--- begin ---
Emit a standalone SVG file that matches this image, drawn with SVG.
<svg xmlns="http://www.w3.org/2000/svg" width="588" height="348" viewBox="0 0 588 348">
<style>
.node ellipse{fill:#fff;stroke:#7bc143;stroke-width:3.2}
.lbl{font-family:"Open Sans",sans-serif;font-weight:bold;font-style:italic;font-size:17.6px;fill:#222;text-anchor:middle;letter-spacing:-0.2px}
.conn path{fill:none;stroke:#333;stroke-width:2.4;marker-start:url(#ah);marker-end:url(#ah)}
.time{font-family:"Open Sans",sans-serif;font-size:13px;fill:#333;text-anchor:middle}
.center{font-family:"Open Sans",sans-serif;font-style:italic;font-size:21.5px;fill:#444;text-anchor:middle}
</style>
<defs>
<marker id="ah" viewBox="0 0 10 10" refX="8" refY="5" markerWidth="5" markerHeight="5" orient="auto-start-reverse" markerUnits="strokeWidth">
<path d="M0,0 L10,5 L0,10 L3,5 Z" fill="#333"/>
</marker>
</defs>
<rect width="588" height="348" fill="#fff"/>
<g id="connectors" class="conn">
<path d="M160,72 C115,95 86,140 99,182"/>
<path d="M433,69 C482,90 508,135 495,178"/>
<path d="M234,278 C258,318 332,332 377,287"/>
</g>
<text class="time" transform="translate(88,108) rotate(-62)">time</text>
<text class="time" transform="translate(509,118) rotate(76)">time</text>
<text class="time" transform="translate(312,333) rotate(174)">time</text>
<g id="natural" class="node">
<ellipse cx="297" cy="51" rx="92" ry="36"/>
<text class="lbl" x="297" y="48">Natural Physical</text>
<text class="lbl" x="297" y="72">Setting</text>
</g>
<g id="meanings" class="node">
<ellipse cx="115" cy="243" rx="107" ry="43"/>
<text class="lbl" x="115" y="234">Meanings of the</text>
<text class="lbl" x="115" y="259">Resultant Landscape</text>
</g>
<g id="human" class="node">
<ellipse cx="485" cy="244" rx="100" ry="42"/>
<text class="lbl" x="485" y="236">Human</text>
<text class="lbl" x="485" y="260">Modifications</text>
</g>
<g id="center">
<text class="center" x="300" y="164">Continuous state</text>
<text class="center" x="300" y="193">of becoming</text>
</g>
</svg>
--- end ---
Transcribe the data. Leave every line exactly as it is.

Emit a standalone SVG file that matches this image, drawn with SVG.
<svg xmlns="http://www.w3.org/2000/svg" width="588" height="348" viewBox="0 0 588 348">
<style>
.node ellipse{fill:#fff;stroke:#7bc143;stroke-width:3.2}
.lbl{font-family:"Open Sans",sans-serif;font-weight:bold;font-style:italic;font-size:17.6px;fill:#222;text-anchor:middle;letter-spacing:-0.2px}
.conn path{fill:none;stroke:#333;stroke-width:2.4;marker-start:url(#ah);marker-end:url(#ah)}
.time{font-family:"Open Sans",sans-serif;font-size:13px;fill:#333;text-anchor:middle}
.center{font-family:"Open Sans",sans-serif;font-style:italic;font-size:21.5px;fill:#444;text-anchor:middle}
</style>
<defs>
<marker id="ah" viewBox="0 0 10 10" refX="8" refY="5" markerWidth="5" markerHeight="5" orient="auto-start-reverse" markerUnits="strokeWidth">
<path d="M0,0 L10,5 L0,10 L3,5 Z" fill="#333"/>
</marker>
</defs>
<rect width="588" height="348" fill="#fff"/>
<g id="connectors" class="conn">
<path d="M160,72 C115,95 86,140 99,182"/>
<path d="M433,69 C482,90 508,135 495,178"/>
<path d="M234,278 C258,318 332,332 377,287"/>
</g>
<text class="time" transform="translate(88,108) rotate(-62)">time</text>
<text class="time" transform="translate(509,118) rotate(76)">time</text>
<text class="time" transform="translate(312,333) rotate(174)">time</text>
<g id="natural" class="node">
<ellipse cx="297" cy="51" rx="92" ry="36"/>
<text class="lbl" x="297" y="48">Natural Physical</text>
<text class="lbl" x="297" y="72">Setting</text>
</g>
<g id="meanings" class="node">
<ellipse cx="115" cy="243" rx="107" ry="43"/>
<text class="lbl" x="115" y="234">Meanings of the</text>
<text class="lbl" x="115" y="259">Resultant Landscape</text>
</g>
<g id="human" class="node">
<ellipse cx="485" cy="244" rx="100" ry="42"/>
<text class="lbl" x="485" y="236">Human</text>
<text class="lbl" x="485" y="260">Modifications</text>
</g>
<g id="center">
<text class="center" x="300" y="164">Continuous state</text>
<text class="center" x="300" y="193">of becoming</text>
</g>
</svg>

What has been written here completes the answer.